[Problem to solve] Which lines hold the word "with"? Copy each one.

─── Recorded data

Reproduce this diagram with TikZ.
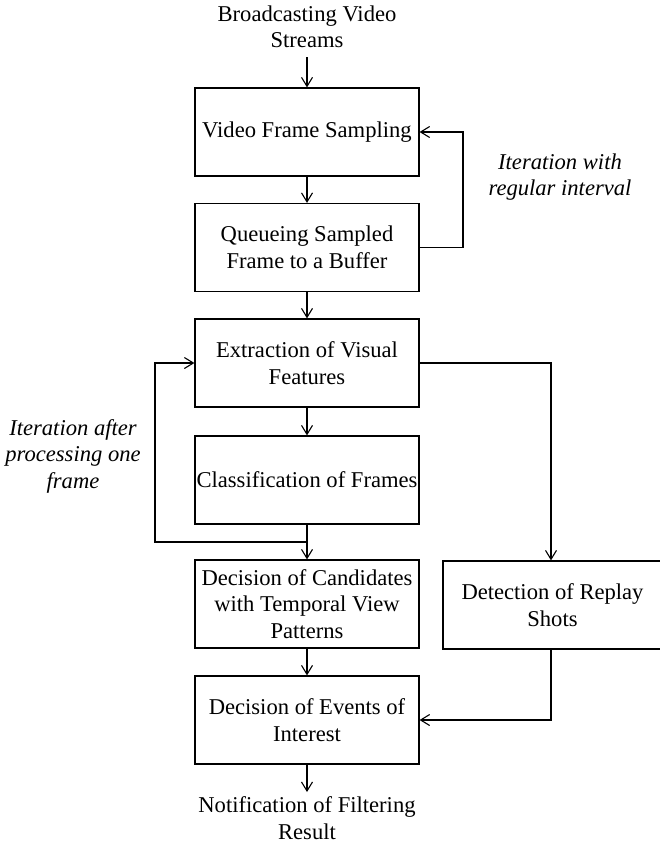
\documentclass[tikz,border=0pt]{standalone}
\usepackage{fontspec}
\setmainfont{Liberation Serif}
\usetikzlibrary{arrows.meta,calc}
\begin{document}
\begin{tikzpicture}[x=1pt,y=-1pt,
  every node/.style={font=\fontsize{22.6}{26.5}\selectfont, align=center, inner sep=0pt},
  procbox/.style={draw, line width=1.2pt, minimum width=224pt, minimum height=88pt},
  sidebox/.style={draw, line width=1.2pt, minimum width=219pt, minimum height=88pt},
  note/.style={font=\fontsize{22.6}{26.5}\selectfont\itshape},
  flow/.style={line width=1.2pt, -{Straight Barb[length=9pt,width=11pt,line width=1.1pt]}},
  link/.style={line width=1.2pt}
]
\useasboundingbox (0,0) rectangle (660,846);

% input and output labels
\node (src) at (307,27) {Broadcasting Video\\Streams};
\node (res) at (307,818) {Notification of Filtering\\Result};

% main processing chain
\node[procbox] (vfs)  at (307,132) {Video Frame Sampling};
\node[procbox] (que)  at (307,247.5) {Queueing Sampled\\Frame to a Buffer};
\node[procbox] (ext)  at (307,363) {Extraction of Visual\\Features};
\node[procbox] (cls)  at (307,480) {Classification of Frames};
\node[procbox] (cand) at (307,604) {Decision of Candidates\\with Temporal View\\Patterns};
\node[procbox] (evt)  at (307,720) {Decision of Events of\\Interest};

% replay branch (its right side runs to the page edge)
\node[sidebox] (det) at (552.5,605) {Detection of Replay\\Shots};

% loop annotations
\node[note] (lbl1) at (560,177) {Iteration with\\regular interval};
\node[note] (lbl2) at (73,456) {Iteration after\\processing one\\frame};

% helper points
\coordinate (srcend) at (307,57);
\coordinate (resend) at (307,792);
\coordinate (qr) at (463,247.5);
\coordinate (vr) at (463,132);
\coordinate (jn) at (307,542);
\coordinate (jl) at (155,542);
\coordinate (el) at (155,363);
\coordinate (br) at (551,363);
\coordinate (bd) at (551,561);
\coordinate (ds) at (551,649);
\coordinate (dr) at (551,720);

% straight flow
\draw[flow] (srcend) -- (vfs.north);
\draw[flow] (vfs) -- (que);
\draw[flow] (que) -- (ext);
\draw[flow] (ext) -- (cls);
\draw[flow] (cls) -- (cand);
\draw[flow] (cand) -- (evt);
\draw[flow] (evt.south) -- (resend);

% sampling loop
\draw[flow] (que.east) -- (qr) -- (vr) -- (vfs.east);

% per-frame loop
\draw[flow] (jn) -- (jl) -- (el) -- (ext.west);

% replay detection branch
\draw[flow] (ext.east) -- (br) -- (det.north -| br);
\draw[flow] (det.south -| ds) -- (dr) -- (evt.east);
\end{tikzpicture}
\end{document}
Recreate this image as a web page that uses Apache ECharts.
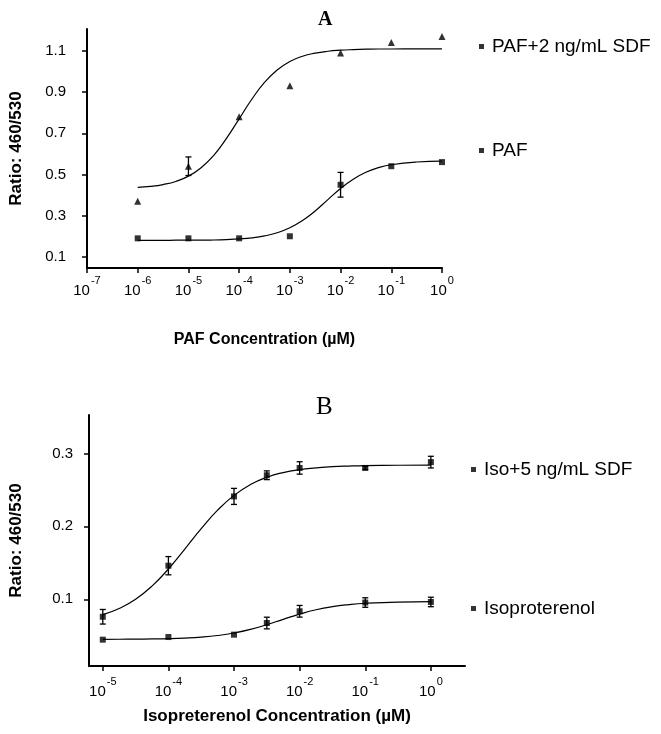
<!DOCTYPE html>
<html>
<head>
<meta charset="utf-8">
<script src="https://cdn.jsdelivr.net/npm/echarts@6/dist/echarts.min.js"></script>
<style>
html,body{margin:0;padding:0;background:#fff;}
#c{width:661px;height:734px;}
</style>
</head>
<body>
<div id="c"></div>
<script>
// ---------- Panel A data (x = log10 of PAF concentration, µM) ----------
var aX = [-6, -5, -4, -3, -2, -1, 0];
var pafSdf = [0.37, 0.54, 0.78, 0.93, 1.09, 1.14, 1.17];
var pafSdfErr = [0, 0.045, 0, 0, 0, 0, 0];
var paf = [0.19, 0.19, 0.19, 0.20, 0.45, 0.54, 0.56];
var pafErr = [0, 0, 0, 0, 0.06, 0, 0];
// fitted curves
var aFitX = [-6, -5.75, -5.5, -5.25, -5, -4.75, -4.5, -4.25, -4, -3.75, -3.5, -3.25, -3, -2.75, -2.5, -2.25, -2, -1.75, -1.5, -1.25, -1, -0.5, 0];
var pafSdfFit = [0.437, 0.442, 0.451, 0.466, 0.492, 0.533, 0.593, 0.675, 0.770, 0.865, 0.947, 1.007, 1.048, 1.074, 1.089, 1.098, 1.103, 1.106, 1.108, 1.109, 1.109, 1.110, 1.110];
var pafFit = [0.180, 0.180, 0.180, 0.181, 0.181, 0.181, 0.182, 0.184, 0.187, 0.192, 0.2015, 0.217, 0.241, 0.276, 0.323, 0.378, 0.432, 0.477, 0.511, 0.533, 0.547, 0.5605, 0.565];
var aYTicks = [0.1, 0.3, 0.5, 0.7, 0.9, 1.1];
var aXTicks = [-7, -6, -5, -4, -3, -2, -1, 0];

// ---------- Panel B data (x = log10 of isoproterenol concentration, µM) ----------
var bX = [-5, -4, -3, -2.5, -2, -1, 0];
var isoSdf = [0.076, 0.146, 0.241, 0.270, 0.280, 0.280, 0.288];
var isoSdfErr = [0.010, 0.0125, 0.011, 0.006, 0.0085, 0.002, 0.008];
var iso = [0.0446, 0.0482, 0.0515, 0.0674, 0.0835, 0.0955, 0.0963];
var isoErr = [0, 0, 0, 0.008, 0.008, 0.0065, 0.0065];
var bFitX = [-5, -4.75, -4.5, -4.25, -4, -3.75, -3.5, -3.25, -3, -2.75, -2.5, -2.25, -2, -1.75, -1.5, -1.25, -1, -0.5, 0];
var isoSdfFit = [0.0789, 0.0873, 0.100, 0.118, 0.1415, 0.1688, 0.1968, 0.2221, 0.2424, 0.2572, 0.2672, 0.2737, 0.2777, 0.2800, 0.2817, 0.2826, 0.2832, 0.2837, 0.2839];
var isoFit = [0.0451, 0.0452, 0.0453, 0.0456, 0.0460, 0.0468, 0.0481, 0.0503, 0.0537, 0.0586, 0.0651, 0.0725, 0.0796, 0.0856, 0.0899, 0.0927, 0.0945, 0.0962, 0.0967];
var bYTicks = [0.1, 0.2, 0.3];
var bXTicks = [-5, -4, -3, -2, -1, 0];

var names = ['PAF+2 ng/mL SDF', 'PAF', 'Iso+5 ng/mL SDF', 'Isoproterenol'];
var titles = ['A', 'B'];
var xNames = ['PAF Concentration (\u00b5M)', 'Isopreterenol Concentration (\u00b5M)'];
var yName = 'Ratio: 460/530';

function pairs(xs, ys) { return xs.map(function (x, i) { return [x, ys[i]]; }); }
function errData(xs, ys, es) {
  var out = [];
  xs.forEach(function (x, i) { if (es[i] > 0) out.push([x, ys[i] - es[i], ys[i] + es[i]]); });
  return out;
}
function errRender(params, api) {
  var x = api.value(0);
  var p1 = api.coord([x, api.value(2)]);
  var p2 = api.coord([x, api.value(1)]);
  var w = 3;
  var st = { stroke: '#000', lineWidth: 1.3 };
  return { type: 'group', children: [
    { type: 'line', shape: { x1: p1[0], y1: p1[1], x2: p2[0], y2: p2[1] }, style: st },
    { type: 'line', shape: { x1: p1[0] - w, y1: p1[1], x2: p1[0] + w, y2: p1[1] }, style: st },
    { type: 'line', shape: { x1: p2[0] - w, y1: p2[1], x2: p2[0] + w, y2: p2[1] }, style: st }
  ]};
}
function supFmt(v) {
  var r = Math.round(v);
  return '{b|10}{s|' + (r === 0 ? '0' : String(r)) + '}';
}
var supRich = {
  b: { fontSize: 15, lineHeight: 15, padding: [8, 0, 0, 0], color: '#000', fontFamily: 'Liberation Sans' },
  s: { fontSize: 11, lineHeight: 11, padding: [0, 0, 12, 1], color: '#000', fontFamily: 'Liberation Sans' }
};
var axisLineStyle = { show: true, onZero: false, lineStyle: { color: '#000', width: 2 } };
var tickStyle = { show: true, length: 5, lineStyle: { color: '#000', width: 1.5 } };
var sans = 'Liberation Sans';

var chart = echarts.init(document.getElementById('c'), null, { renderer: 'canvas' });
var legendText = { fontSize: 19, color: '#000', fontFamily: sans, padding: [0, 0, 0, 3] };
function leg(name, left, top) {
  return { data: [name], left: left, top: top, icon: 'rect', itemWidth: 5, itemHeight: 5,
    orient: 'vertical', textStyle: legendText, selectedMode: false };
}

var option = {
  animation: false,
  backgroundColor: '#fff',
  title: [
    { text: titles[0], left: 313, top: 5, textStyle: { fontFamily: 'Liberation Serif', fontWeight: 'bold', fontSize: 20, color: '#000' } },
    { text: titles[1], left: 311, top: 390, textStyle: { fontFamily: 'Liberation Serif', fontWeight: 'normal', fontSize: 25, color: '#000' } }
  ],
  legend: [
    leg(names[0], 474, 32),
    leg(names[1], 474, 136),
    leg(names[2], 466, 455),
    leg(names[3], 466, 594)
  ],
  grid: [
    { left: 86, top: 29, width: 356, height: 239 },
    { left: 88, top: 415, width: 377, height: 251 }
  ],
  xAxis: [
    { gridIndex: 0, type: 'value', min: -7, max: 0, splitLine: { show: false },
      axisLine: axisLineStyle, axisTick: Object.assign({ customValues: aXTicks }, tickStyle),
      axisLabel: { customValues: aXTicks, formatter: supFmt, rich: supRich, margin: 11 },
      name: xNames[0], nameLocation: 'middle', nameGap: 64,
      nameTextStyle: { fontSize: 16, fontWeight: 'bold', color: '#000', fontFamily: sans } },
    { gridIndex: 1, type: 'value', min: -5.21, max: 0.52, splitLine: { show: false },
      axisLine: axisLineStyle, axisTick: Object.assign({ customValues: bXTicks }, tickStyle),
      axisLabel: { customValues: bXTicks, formatter: supFmt, rich: supRich, margin: 14 },
      name: xNames[1], nameLocation: 'middle', nameGap: 42,
      nameTextStyle: { fontSize: 17, fontWeight: 'bold', color: '#000', fontFamily: sans } }
  ],
  yAxis: [
    { gridIndex: 0, type: 'value', min: 0.046, max: 1.206, splitLine: { show: false },
      axisLine: axisLineStyle, axisTick: Object.assign({ customValues: aYTicks }, tickStyle),
      axisLabel: { customValues: aYTicks, formatter: function (v) { return v.toFixed(1); }, fontSize: 15, color: '#000', fontFamily: sans, margin: 21 },
      name: yName, nameLocation: 'middle', nameGap: 62, nameRotate: 90,
      nameTextStyle: { fontSize: 17, fontWeight: 'bold', color: '#000', fontFamily: sans } },
    { gridIndex: 1, type: 'value', min: 0.0085, max: 0.3526, splitLine: { show: false },
      axisLine: axisLineStyle, axisTick: Object.assign({ customValues: bYTicks }, tickStyle),
      axisLabel: { customValues: bYTicks, formatter: function (v) { return v.toFixed(1); }, fontSize: 15, color: '#000', fontFamily: sans, margin: 16 },
      name: yName, nameLocation: 'middle', nameGap: 64, nameRotate: 90,
      nameTextStyle: { fontSize: 17, fontWeight: 'bold', color: '#000', fontFamily: sans } }
  ],
  series: [
    { name: names[0] + ' fit', type: 'line', xAxisIndex: 0, yAxisIndex: 0, data: pairs(aFitX, pafSdfFit), smooth: true, showSymbol: false, lineStyle: { color: '#000', width: 1.2 }, z: 2 },
    { name: names[1] + ' fit', type: 'line', xAxisIndex: 0, yAxisIndex: 0, data: pairs(aFitX, pafFit), smooth: true, showSymbol: false, lineStyle: { color: '#000', width: 1.2 }, z: 2 },
    { name: names[0], type: 'scatter', xAxisIndex: 0, yAxisIndex: 0, data: pairs(aX, pafSdf), symbol: 'triangle', symbolSize: 7, itemStyle: { color: '#000' }, z: 3 },
    { name: names[1], type: 'scatter', xAxisIndex: 0, yAxisIndex: 0, data: pairs(aX, paf), symbol: 'rect', symbolSize: 6, itemStyle: { color: '#000' }, z: 3 },
    { name: names[0] + ' err', type: 'custom', xAxisIndex: 0, yAxisIndex: 0, data: errData(aX, pafSdf, pafSdfErr), renderItem: errRender, z: 3 },
    { name: names[1] + ' err', type: 'custom', xAxisIndex: 0, yAxisIndex: 0, data: errData(aX, paf, pafErr), renderItem: errRender, z: 3 },

    { name: names[2] + ' fit', type: 'line', xAxisIndex: 1, yAxisIndex: 1, data: pairs(bFitX, isoSdfFit), smooth: true, showSymbol: false, lineStyle: { color: '#000', width: 1.2 }, z: 2 },
    { name: names[3] + ' fit', type: 'line', xAxisIndex: 1, yAxisIndex: 1, data: pairs(bFitX, isoFit), smooth: true, showSymbol: false, lineStyle: { color: '#000', width: 1.2 }, z: 2 },
    { name: names[2], type: 'scatter', xAxisIndex: 1, yAxisIndex: 1, data: pairs(bX, isoSdf), symbol: 'rect', symbolSize: 6, itemStyle: { color: '#000' }, z: 3 },
    { name: names[3], type: 'scatter', xAxisIndex: 1, yAxisIndex: 1, data: pairs(bX, iso), symbol: 'rect', symbolSize: 6, itemStyle: { color: '#000' }, z: 3 },
    { name: names[2] + ' err', type: 'custom', xAxisIndex: 1, yAxisIndex: 1, data: errData(bX, isoSdf, isoSdfErr), renderItem: errRender, z: 3 },
    { name: names[3] + ' err', type: 'custom', xAxisIndex: 1, yAxisIndex: 1, data: errData(bX, iso, isoErr), renderItem: errRender, z: 3 }
  ]
};
chart.setOption(option);
</script>
</body>
</html>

──────

[Worked solution]
Reproduce this diagram with TikZ.
\node[procbox] (cand) at (307,604) {Decision of Candidates\\with Temporal View\\Patterns};
\node[note] (lbl1) at (560,177) {Iteration with\\regular interval};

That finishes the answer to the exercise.